Coney Island Alginate is a quick setting mold making material used in both dental prosthetics casting and in body and face casting.  Working time is from 2-7 minutes.  It is made from seaweed and has no negative impact upon the skin. Body castings can be done directly with alginate without using a separator. Alginate is usually used for a single mold. It tears easily, and within hours becomes brittle and useless. Castings with alginate molds should be done immediately.

Warm-water friendly alginate stays workable for seven to eight-minutes!

Coney Island Alginate Slow-Set is tougher than the faster setting variation, Coney Island Alginate Regular Set.

If you are mixing large quantities of Coney Island Alginate (1/2 lb. or more), we recommend that you use an electric mixer.  Since there is a short working period of time available, quickly getting the mixture to a smooth consistancy is important.  Whatever proportion of Coney Island Alginate to water you choose for your purposes, mix the material very thoroughly until there is a smooth consistency throughout the mixture.  Water temperatures of approx. 70º F are recommended, but cooler water can be used.  Warm water is more comfortable for the model and less likely to cause the goosebumps that might distort the mold.

After approximately 7-8 minutes the alginate will set.

Exact curing time will depend upon a combination of the thickness of the mixture of Coney Island Alginate and water, and how thickly that mixture is applied to the model.  The thicker the mixture, the faster the cure. The thicker the application, the faster the cure.
A large quantity of Coney Island Alginate prepared as a thick paste (1-part water to l -part alginate by volume) will set-up in seven minutes.  Less "pasty" preparations will yield a longer working time.  Once the Coney Island Alginate is set, it will continue to grow firmer and tougher over an additional few minutes.  However, it is not necessary to wait until it firms-up completely before applying a support shell (such as Gypsona Plaster Bandages.)  This may be done as soon as the Coney Island Alginate sets.  By the time the support shell has been applied and the bandages have set, the Coney Island Alginate beneath will be quite firm.

The seven-eight minute working time seems to be ideal for the majority of artists who work with alginate.  If you find that this is more working time than necessary, simply prepare the Coney Island Alginate and water mixture, and wait a minute or so before application to the model.
NOTE: A “thicker” consistency of Coney Island Alginate and water mixture
means a consistency similar to mayonnaise, with barely any flow at all.  When
applied to a face or a head, this consistency will not tend to drip or sag.

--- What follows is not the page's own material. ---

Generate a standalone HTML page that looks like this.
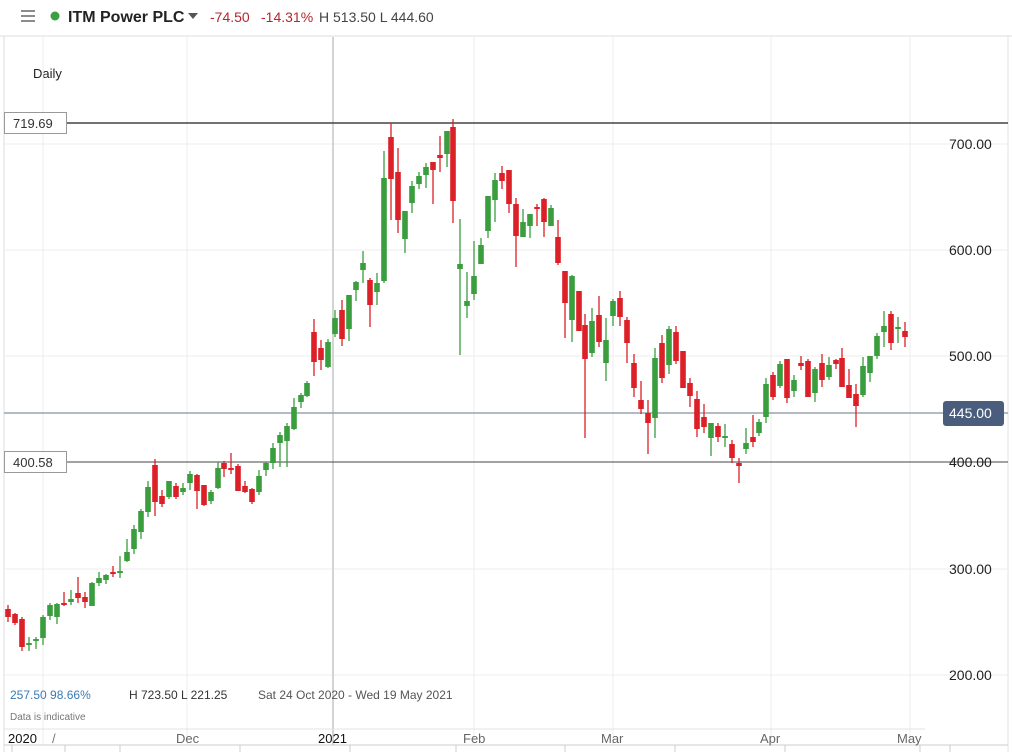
<!DOCTYPE html>
<html><head><meta charset="utf-8"><style>
html,body{margin:0;padding:0;background:#fff;width:1012px;height:752px;overflow:hidden;font-family:"Liberation Sans",sans-serif}
svg{position:absolute;left:0;top:0}
</style></head><body>
<svg width="1012" height="752" xmlns="http://www.w3.org/2000/svg" font-family="Liberation Sans, sans-serif">
<rect width="1012" height="752" fill="#fff"/>
<!-- header -->
<line x1="0" y1="36" x2="1012" y2="36" stroke="#ddd"/>
<line x1="4" y1="36" x2="4" y2="752" stroke="#ddd"/>
<line x1="1008" y1="36" x2="1008" y2="752" stroke="#e3e3e3"/>
<g stroke="#666" stroke-width="1.5"><line x1="21" y1="11" x2="35" y2="11"/><line x1="21" y1="16" x2="35" y2="16"/><line x1="21" y1="21" x2="35" y2="21"/></g>
<circle cx="55" cy="16" r="4.5" fill="#3aa040"/>
<text x="68" y="22" font-size="16" font-weight="bold" fill="#222">ITM Power PLC</text>
<path d="M188 13 L198 13 L193 19 Z" fill="#555"/>
<text x="210" y="22" font-size="14" fill="#b5272d">-74.50</text>
<text x="261" y="22" font-size="14" fill="#b5272d">-14.31%</text>
<text x="319" y="22" font-size="14" fill="#444">H 513.50  L 444.60</text>
<text x="33" y="78" font-size="13" fill="#222">Daily</text>
<!-- grid -->
<g stroke="#ececec" stroke-width="1">
<line x1="4" y1="144" x2="1008" y2="144"/><line x1="4" y1="250" x2="1008" y2="250"/>
<line x1="4" y1="356" x2="1008" y2="356"/><line x1="4" y1="569" x2="1008" y2="569"/>
<line x1="4" y1="675" x2="1008" y2="675"/>
<line x1="43" y1="37" x2="43" y2="745"/><line x1="187" y1="37" x2="187" y2="745"/>
<line x1="474" y1="37" x2="474" y2="745"/><line x1="613" y1="37" x2="613" y2="745"/>
<line x1="771" y1="37" x2="771" y2="745"/><line x1="910" y1="37" x2="910" y2="745"/>
</g>
<line x1="333" y1="37" x2="333" y2="745" stroke="#d4d4d4" stroke-width="2"/>
<line x1="4" y1="729" x2="925" y2="729" stroke="#e3e3e3"/>
<line x1="4" y1="745" x2="1008" y2="745" stroke="#ccc"/>
<g stroke="#ccc"><line x1="12" y1="745" x2="12" y2="752"/><line x1="65" y1="745" x2="65" y2="752"/><line x1="120" y1="745" x2="120" y2="752"/><line x1="240" y1="745" x2="240" y2="752"/><line x1="350" y1="745" x2="350" y2="752"/><line x1="456" y1="745" x2="456" y2="752"/><line x1="565" y1="745" x2="565" y2="752"/><line x1="675" y1="745" x2="675" y2="752"/><line x1="785" y1="745" x2="785" y2="752"/><line x1="920" y1="745" x2="920" y2="752"/><line x1="950" y1="745" x2="950" y2="752"/></g>
<!-- level lines -->
<line x1="4" y1="123" x2="1008" y2="123" stroke="#444" stroke-width="1.5"/>
<line x1="4" y1="413" x2="1008" y2="413" stroke="#9aa3ae" stroke-width="1.5"/>
<line x1="4" y1="462" x2="1008" y2="462" stroke="#444" stroke-width="1"/>
<g id="c"></g>
<rect x="4.5" y="112.5" width="62" height="21" fill="#fff" stroke="#999"/>
<text x="13" y="128" font-size="13" fill="#333">719.69</text>
<rect x="4.5" y="451.5" width="62" height="21" fill="#fff" stroke="#999"/>
<text x="13" y="467" font-size="13" fill="#333">400.58</text>
<!-- axis labels -->
<g font-size="14" fill="#222">
<text x="949" y="149">700.00</text><text x="949" y="255">600.00</text>
<text x="949" y="361">500.00</text><text x="949" y="467">400.00</text>
<text x="949" y="574">300.00</text><text x="949" y="680">200.00</text>
</g>
<rect x="943" y="401" width="61" height="25" rx="3" fill="#4a5d7c"/>
<text x="949" y="418" font-size="14" fill="#fff">445.00</text>
<!-- bottom info -->
<text x="10" y="699" font-size="12" fill="#3b7ab5">257.50   98.66%</text>
<text x="129" y="699" font-size="12" fill="#333">H 723.50   L 221.25</text>
<text x="258" y="699" font-size="12" fill="#555">Sat 24 Oct 2020 - Wed 19 May 2021</text>
<text x="10" y="720" font-size="10" fill="#777">Data is indicative</text>
<g font-size="13">
<text x="8" y="743" fill="#111">2020</text><text x="52" y="743" fill="#777">/</text>
<text x="176" y="743" fill="#666">Dec</text>
<text x="318" y="743" fill="#111">2021</text>
<text x="463" y="743" fill="#666">Feb</text>
<text x="601" y="743" fill="#666">Mar</text>
<text x="760" y="743" fill="#666">Apr</text>
<text x="897" y="743" fill="#666">May</text>
</g>
</svg>
<script>
var d=[[8,609,617,605,622,0],[15,614,623,613,625,0],[22,619,647,617,651,0],[29,643,645,637,651,1],[36,639,641,637,649,1],[43,617,638,615,645,1],[50,605,616,603,620,1],[57,604,617,603,624,1],[64,603,605,592,606,0],[71,599,602,590,605,1],[78,593,598,577,603,0],[85,597,602,592,608,0],[92,583,606,582,606,1],[99,578,583,572,586,1],[106,575,580,574,584,1],[113,572,574,566,577,0],[120,571,572,556,578,1],[127,552,561,539,562,1],[134,529,549,525,554,1],[141,511,532,509,539,1],[148,487,512,481,517,1],[155,465,502,459,516,0],[162,496,504,490,507,0],[169,481,497,481,499,1],[176,486,497,483,499,0],[183,488,492,483,495,1],[190,474,483,471,490,1],[197,475,491,474,509,0],[204,485,505,485,506,0],[211,492,501,490,504,1],[218,468,488,462,489,1],[224,463,469,461,477,0],[231,468,470,453,474,0],[238,466,491,464,491,0],[245,486,492,481,493,0],[252,489,502,488,504,0],[259,476,492,470,495,1],
[266,463,470,462,476,1],[273,448,463,443,469,1],[280,435,443,432,467,1],[287,426,441,423,467,1],[294,407,429,398,430,1],[301,395,402,393,408,1],[307,383,396,381,397,1],[314,332,362,319,376,0],[321,348,360,340,370,0],[328,342,367,339,368,1],[335,318,334,310,337,1],[342,310,339,300,346,0],[349,295,329,295,341,1],[356,282,290,281,301,1],[363,263,270,251,283,1],[370,280,305,278,327,0],[377,283,292,273,305,1],[384,178,281,151,283,1],[391,137,179,123,220,0],[398,172,220,148,233,0],[405,211,239,211,253,1],[412,186,203,181,213,1],[419,176,184,172,189,1],[426,167,175,163,188,1],[433,162,170,162,204,0],[440,155,158,136,172,0],[447,131,154,131,167,1],[453,127,201,119,223,0],[460,264,269,219,355,1],[467,301,306,272,318,1],[474,276,294,241,300,1],[481,245,264,238,264,1],[488,196,231,196,238,1],[495,180,200,173,222,1],[502,173,181,166,189,0],[509,170,204,170,213,0],[516,204,236,198,267,0],[523,222,237,209,237,1],[530,214,226,214,238,1],[537,207,209,204,226,0],[544,199,222,198,237,0],[551,208,226,205,226,1],[558,237,263,220,265,0],
[565,271,303,271,338,0],[572,276,320,275,342,1],[579,291,331,291,331,0],[585,325,359,314,438,0],[592,321,353,308,357,1],[599,315,342,296,347,0],[606,340,363,318,381,1],[613,301,316,299,326,1],[620,298,317,291,326,0],[627,320,343,317,363,0],[634,363,388,354,397,0],[641,400,409,381,414,0],[648,413,423,400,454,0],[655,358,418,348,438,1],[662,343,378,335,383,0],[669,329,365,326,374,1],[676,332,361,326,364,0],[683,351,388,351,388,0],[690,383,396,378,407,0],[697,399,429,391,437,0],[704,417,427,404,433,0],[711,423,438,423,456,1],[718,426,437,423,442,0],[725,436,438,424,447,1],[732,444,458,440,463,0],[739,463,466,458,483,0],[746,443,449,428,454,1],[753,437,442,415,447,0],[759,422,433,419,436,1],[766,384,417,378,423,1],[773,375,397,372,400,0],[780,364,386,361,388,1],[787,359,398,359,403,0],[794,380,391,375,397,1],[801,363,366,356,370,0],[808,361,397,359,397,0],[815,369,393,367,402,1],[822,363,380,354,387,0],[829,365,377,357,380,1],[836,360,364,359,369,0],[842,358,387,348,387,0],[849,385,398,369,398,0],[856,394,406,384,427,0],[863,366,395,357,397,1],[870,356,373,356,382,1],[877,336,356,333,359,1],[884,326,332,311,347,1],[891,314,343,311,350,0],[898,327,329,317,343,1],[905,331,337,322,347,0]];
var s='';d.forEach(function(c){var col=c[5]?'#3a9e3f':'#dc2027';s+='<line x1="'+c[0]+'" x2="'+c[0]+'" y1="'+c[3]+'" y2="'+c[4]+'" stroke="'+col+'" stroke-width="1.3"/>';var h=Math.max(c[2]-c[1],2);s+='<rect x="'+(c[0]-2.8)+'" y="'+c[1]+'" width="5.6" height="'+h+'" fill="'+col+'"/>';});
document.getElementById('c').innerHTML=s;
</script>
</body></html>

Working time:2 1/4 minutes (approx.)
Water Temperature:Cold
Proportions of mix:
Approximately 1 part Coney Island Alginate Reg. Set (or slightly more); to 1 part water by volume, for a relatively thick but still slightly flowing consistency.
Approximately 2 parts Coney Island Alginate to 3 parts water, by volume, for the more liquid consistency required for a container-type poured mold.
Note: This variation in the proportions is a matter of personal preference and does not significantly alter the working-time.

Mixing: Mix to a smooth consistency.  If you are mixing more than very small amounts, use a Jiffy Mixer or other power mixing device to blend a smooth consistency as quickly as possible. The working time is very short.

Developed primarily for hand molds and molds of the interior of the mouth.

Alginate is a seaweed derived powder that mixes with water to form a paste.
Since pot life is so short, mix only enough to complete a single moldiing project.

The alginate is brushed directly onto the model over the area being copied until a substantial layer is built up.  Mix the alginate with only enough water to make it creamy rather than runny.  Be sure the mixture is consistant throughout.  It is best to use a power mixer in order to mix quickly and thoroughly.

Coney Island Alginate will begin setting immediately.  A support mold must be built.  The support shell can be applied almost immediately after the alginate has been placed on the model.

The most efficient method to build a support shell uses plaster bandages.  Wet the bandages and apply them in layers until a strong shell has been built that completely encases the alginate.

Carefully remove the support shell and the mold and prepare the casting immediately.
Within hours the alginate will begin to shrink and become brittle.

Castings into Coney Island Alginate are most commonly done with plaster.  The moisture content of the material creates problems with resins and RTV’s. Subsequent copies, or multiple copies, can be made by casting plaster into the alginate and building a second mold with latex, or a two part RTV, that then becomes the master mold to replace the alginate mold.

IMPORTANT NOTE: Ideal proportions of water-to-alginate vary from manufacturer to manufacturer, and with personal preference. The proportions we recommend for Coney Island Alginate represent what we feel yields the optimum working consistency.  However, in order to determine what proportions will produce the consistency you personally prefer to use, you should experiment with different proportions.